Prop 27: The antithesis of Prop 20, but in a good way – this eliminates the Prop 11 redistricting commission entirely. I’m probably going Yes on this one, since I don’t really think a bunch of affluent white men count as a representative sample of the people of California. The whole Prop 11 commission was a bad idea to begin with, a “solution” to a non-existent problem.

So there you have it. There’s unfortunately no easy way to remember these recommendations, and the voter guide charts will have a lot of green check marks and red x’s, but it would seem that you’ll want to vote Yes on 19, 21, 22, 24, 25, and 27, and vote No on 18, 20, 23, and 26.

Some progressives might have the temptation to vote “no” on everything, as some sort of childish protest at the initiative system. Doing so at this election would be an inherently right-wing move, undermining such obvious progressive policy propositions as Props 19, 21, 24 and especially 25 and giving aid and comfort to the right-wing via Prop 23 in particular.

Whether you love the initiative process or hate it, you don’t have the option of sitting these battles out. We won some big victories on the June 8 ballot, beating Props 16 and 17 – but we also lost the battles on Props 14 and 15. Given what is on the November ballot, we cannot afford to lose these fights. All hands on deck!

19 thoughts on “Secretary of State Gives Numbers To 10 Ballot Propositions”

  1. it forces the legislature to balance budgets with cuts only and punishes legislators by cutting off their pay if they don’t.  It removes the 2/3 requirement for cuts but not for taxes, which mandates cuts-only.

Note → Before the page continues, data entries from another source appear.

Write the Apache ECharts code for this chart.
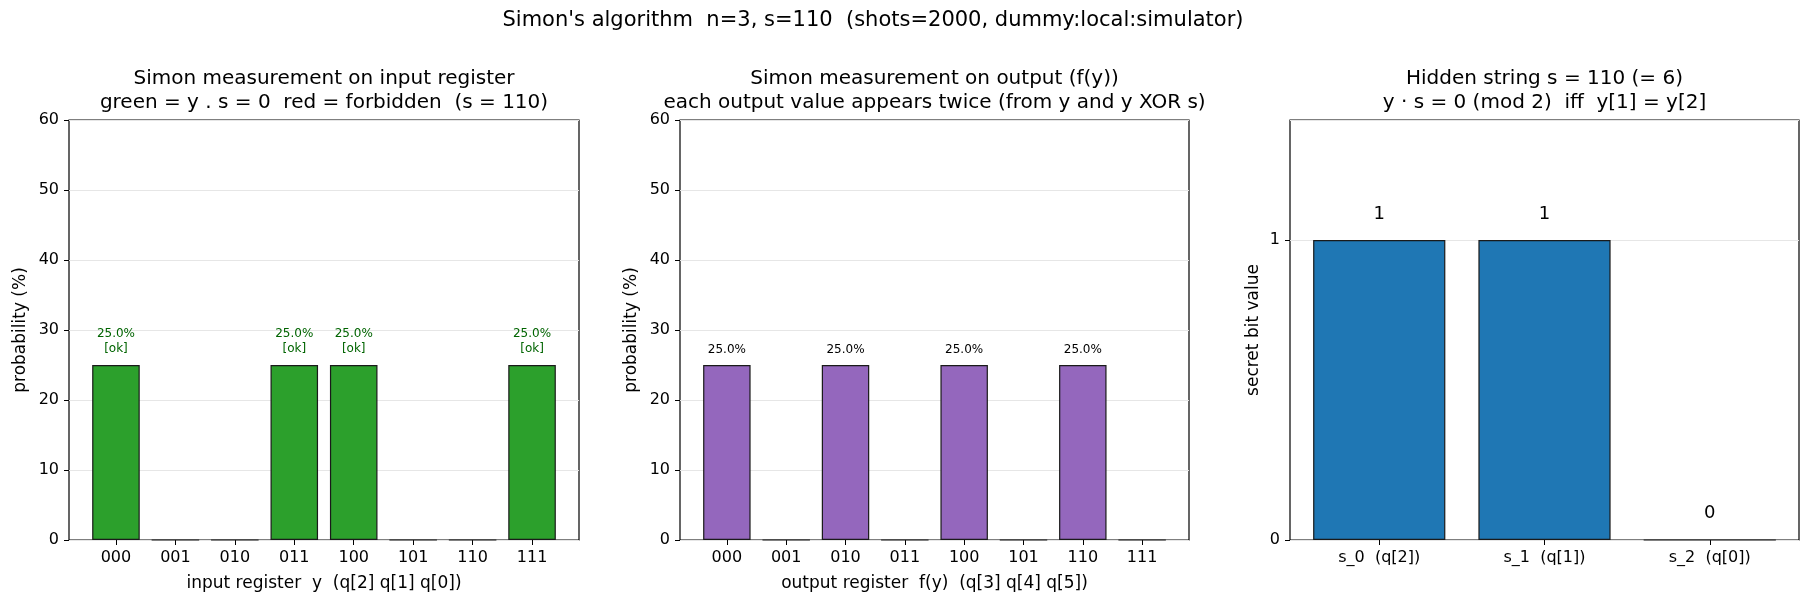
<!DOCTYPE html>
<html>
<head>
<meta charset="utf-8">
<script src="https://cdn.jsdelivr.net/npm/echarts@6/dist/echarts.min.js"></script>
<style>
  html, body { margin: 0; padding: 0; background: #fff; }
  #main { width: 1811px; height: 604px; }
</style>
</head>
<body>
<div id="main"></div>
<script>
// ---- data ----
var inputStates = ['000', '001', '010', '011', '100', '101', '110', '111'];
var inputProb = [25.0, 0, 0, 25.0, 25.0, 0, 0, 25.0];
var inputTags = ['[ok]', '', '', '[ok]', '[ok]', '', '', '[ok]'];

var outputStates = ['000', '001', '010', '011', '100', '101', '110', '111'];
var outputProb = [25.0, 0, 25.0, 0, 25.0, 0, 25.0, 0];

var secretBits = ['s_0  (q[2])', 's_1  (q[1])', 's_2  (q[0])'];
var secretValues = [1, 1, 0];

var probTicks = [0, 10, 20, 30, 40, 50, 60];
var bitTicks = [0, 1];

const FONT = 'DejaVu Sans';
const GREEN = '#2ca02c';
const PURPLE = '#9467bd';
const BLUE = '#1f77b4';

// panel frames (px), same as the matplotlib axes boxes
var panels = [
  { left: 69, right: 579 },
  { left: 680, right: 1189 },
  { left: 1290, right: 1799 }
];
const TOP = 120;
const BOTTOM = 540;
const W = 1811, H = 604;

// matplotlib keeps 5% margin around the bars, so the band axis sits inset in the frame
function insetFor(n) {
  var span = (n - 1) + 0.8;
  var total = span * 1.1;
  return (total - n) / 2 / total;
}

function panelGrids(i, n) {
  var p = panels[i];
  var w = p.right - p.left;
  var inset = insetFor(n) * w;
  return [
    { left: p.left, top: TOP, width: w, height: BOTTOM - TOP,
      show: true, borderColor: '#000', borderWidth: 1.2, backgroundColor: 'transparent' },
    { left: p.left + inset, top: TOP, width: w - 2 * inset, height: BOTTOM - TOP }
  ];
}

function frameX(gi) {
  return { gridIndex: gi, type: 'value', min: 0, max: 1, show: false };
}

function bandX(gi, cats, name) {
  return {
    gridIndex: gi, type: 'category', data: cats,
    axisLine: { show: false },
    axisTick: { show: true, alignWithLabel: true, length: 5, lineStyle: { color: '#000' } },
    axisLabel: { color: '#000', fontFamily: FONT, fontSize: 16, margin: 10 },
    name: name, nameLocation: 'middle', nameGap: 35,
    nameTextStyle: { color: '#000', fontFamily: FONT, fontSize: 17 }
  };
}

function frameY(gi, ticks, top, name, gap) {
  return {
    gridIndex: gi, type: 'value',
    min: ticks[0], max: top,
    interval: ticks[1] - ticks[0],
    axisLine: { show: false },
    axisTick: { show: true, length: 5, lineStyle: { color: '#000' } },
    axisLabel: { color: '#000', fontFamily: FONT, fontSize: 16, margin: 10,
      showMaxLabel: top === ticks[ticks.length - 1] },
    splitLine: { show: true, lineStyle: { color: '#e6e6e6', width: 1 } },
    name: name, nameLocation: 'middle', nameGap: gap,
    nameTextStyle: { color: '#000', fontFamily: FONT, fontSize: 17 }
  };
}

function hiddenY(gi, ticks, top) {
  return { gridIndex: gi, type: 'value', min: ticks[0], max: top, show: false };
}

var grids = [].concat(panelGrids(0, 8), panelGrids(1, 8), panelGrids(2, 3));

var option = {
  animation: false,
  backgroundColor: '#fff',
  grid: grids,
  xAxis: [
    frameX(0), bandX(1, inputStates, 'input register  y  (q[2] q[1] q[0])'),
    frameX(2), bandX(3, outputStates, 'output register  f(y)  (q[3] q[4] q[5])'),
    frameX(4), bandX(5, secretBits, '')
  ],
  yAxis: [
    frameY(0, probTicks, 60, 'probability (%)', 40), hiddenY(1, probTicks, 60),
    frameY(2, probTicks, 60, 'probability (%)', 40), hiddenY(3, probTicks, 60),
    frameY(4, bitTicks, 1.4, 'secret bit value', 28), hiddenY(5, bitTicks, 1.4)
  ],
  series: [
    {
      type: 'bar', xAxisIndex: 1, yAxisIndex: 1, barWidth: '80%',
      data: inputProb,
      itemStyle: { color: GREEN, borderColor: '#1a1a1a', borderWidth: 1.2 },
      label: {
        show: true, position: 'top', distance: 9,
        fontFamily: FONT, fontSize: 12, lineHeight: 15, color: '#006400',
        formatter: function (p) {
          return p.value > 0 ? p.value.toFixed(1) + '%\n' + inputTags[p.dataIndex] : '';
        }
      }
    },
    {
      type: 'bar', xAxisIndex: 3, yAxisIndex: 3, barWidth: '80%',
      data: outputProb,
      itemStyle: { color: PURPLE, borderColor: '#1a1a1a', borderWidth: 1.2 },
      label: {
        show: true, position: 'top', distance: 9,
        fontFamily: FONT, fontSize: 12, color: '#000',
        formatter: function (p) { return p.value > 0 ? p.value.toFixed(1) + '%' : ''; }
      }
    },
    {
      type: 'bar', xAxisIndex: 5, yAxisIndex: 5, barWidth: '80%',
      data: secretValues,
      itemStyle: { color: BLUE, borderColor: '#1a1a1a', borderWidth: 1.2 },
      label: {
        show: true, position: 'top', distance: 17,
        fontFamily: FONT, fontSize: 18, color: '#000',
        formatter: function (p) { return String(p.value); }
      }
    }
  ],
  graphic: [
    { type: 'text', x: 873, y: 21, style: {
        text: "Simon's algorithm  n=3, s=110  (shots=2000, dummy:local:simulator)",
        font: '21px "DejaVu Sans"', fill: '#000', textAlign: 'center', textVerticalAlign: 'middle' } },
    { type: 'text', x: 324, y: 91, style: {
        text: 'Simon measurement on input register\ngreen = y . s = 0  red = forbidden  (s = 110)',
        font: '20px "DejaVu Sans"', lineHeight: 24, fill: '#000', textAlign: 'center', textVerticalAlign: 'middle' } },
    { type: 'text', x: 934.5, y: 91, style: {
        text: 'Simon measurement on output (f(y))\neach output value appears twice (from y and y XOR s)',
        font: '20px "DejaVu Sans"', lineHeight: 24, fill: '#000', textAlign: 'center', textVerticalAlign: 'middle' } },
    { type: 'text', x: 1544.5, y: 91, style: {
        text: 'Hidden string s = 110 (= 6)\ny \u00b7 s = 0 (mod 2)  iff  y[1] = y[2]',
        font: '20px "DejaVu Sans"', lineHeight: 24, fill: '#000', textAlign: 'center', textVerticalAlign: 'middle' } }
  ]
};

var chart = echarts.init(document.getElementById('main'), null, { renderer: 'canvas', width: W, height: H });
chart.setOption(option);
</script>
</body>
</html>
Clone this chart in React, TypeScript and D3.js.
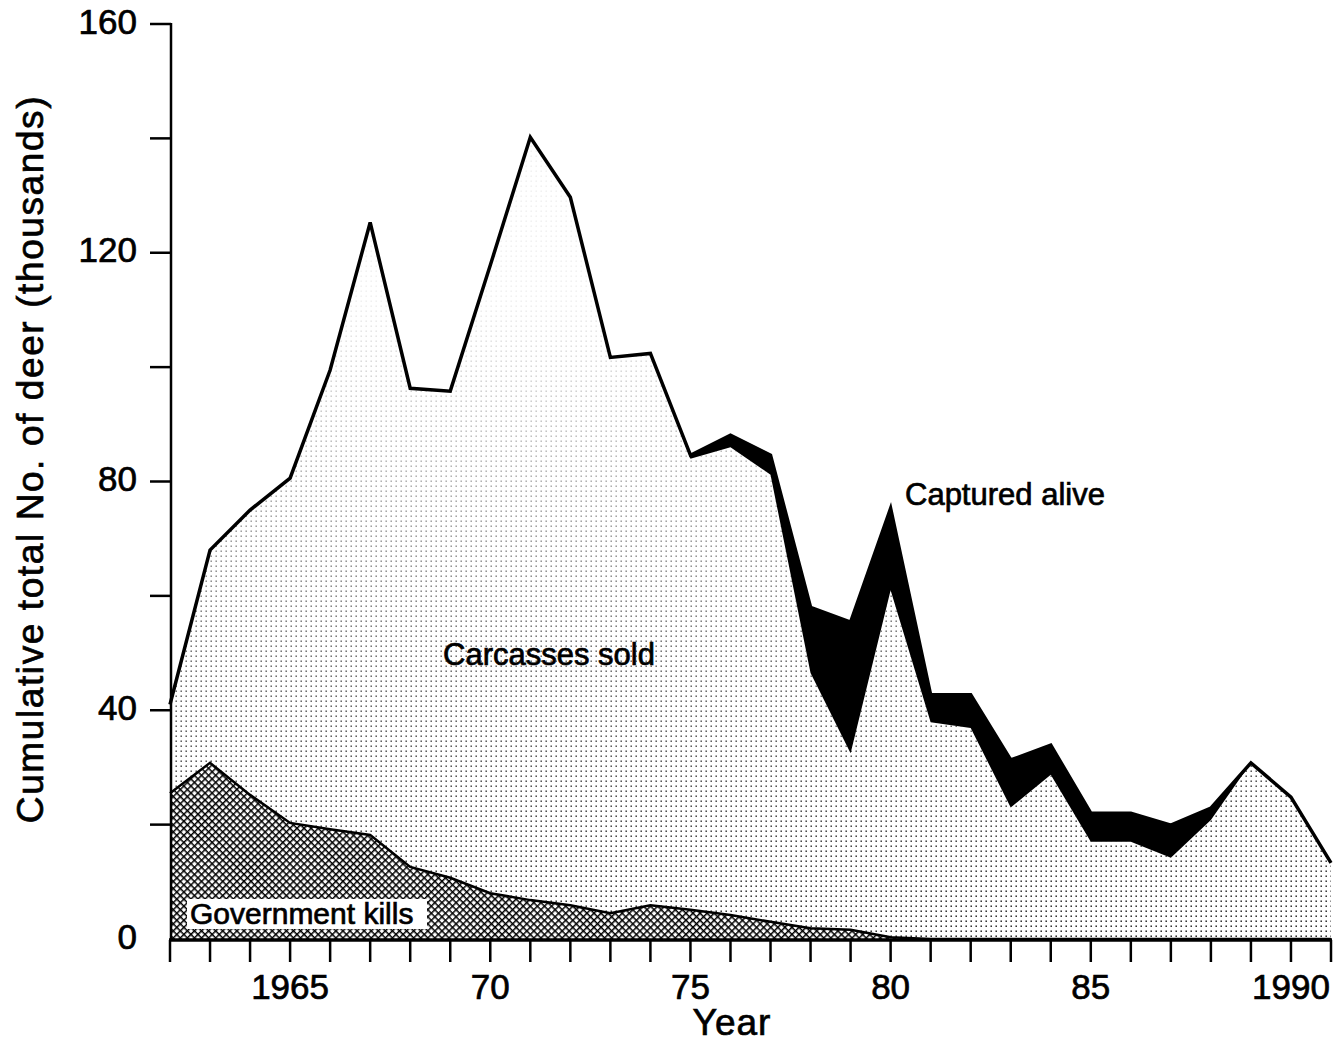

    It also appears to require the legislature to pass the governor’s budget.  The wording says the governor sends a budget which they are required to immediately introduce for a vote. That can’t be constitutional, so it won’t happpen..

    http://www.lao.ca.gov/ballot/2

  2. This proposition does nothing to solve:

     Upstream pollution going into the Delta

     Overpumping of the Central Valley aquifer

     Salinization of farmlands in the Central Valley

     Farmworker unemployment

     Fish stocks in the Delta

     Wasteful agricultural watering practices

    Instead, it does a variety of damaging things:

     For the first time in state history, puts the burden for a water project on the struggling state general fund–further decreasing monies available to fund state services

     Allows any projects built to be privatized after, like the Kern Water Bank, thereby denying taxpayers the public benefits of infrastructure they’ve paid for

     Potentially upsets 150 years of water-rights legislation and court decisions

     Disadvantages Delta farmers with senior water rights in favor of Central Valley farmers and desert developers with junior rights

     Only pays for about 20% of the projected cost of dams and canals favored by the governor’s appointees

    In short, this is a classic special-interest bond that will soak California taxpayers for the benefit of a very few. Though the campaign has been artfully orchestrated with the participation of right-wing media and astroturf stagecraft, this expensive bond will not benefit the state or its citizens. I urge Calitics to do more than lean. Oppose this bad proposition!

     

  3. Granted 11 wasn’t a great idea, but the better judicial idea was shot down. And wouldn’t we rather have ANYONE than the politicians themselves solve redistricting? The opposite is the definition of self-serving cronyism, no?

  4. I will be voting for Prop 25. I might even favor doing away with 2/3 to raise taxes. But what really needs a 2/3 requirement is “ballot box budgeting” initiatives like the notorious 98. And make the requirement retroactive!  

  5. I live in a very gerrymandered district, but my whole region points Dem. I don’t see Dems losing seats in this at all, but I do see voters getting better districts, and that can’t be a bad thing. Watch the film Gerrymandering to see why we needed 11, and why 20 is a good idea.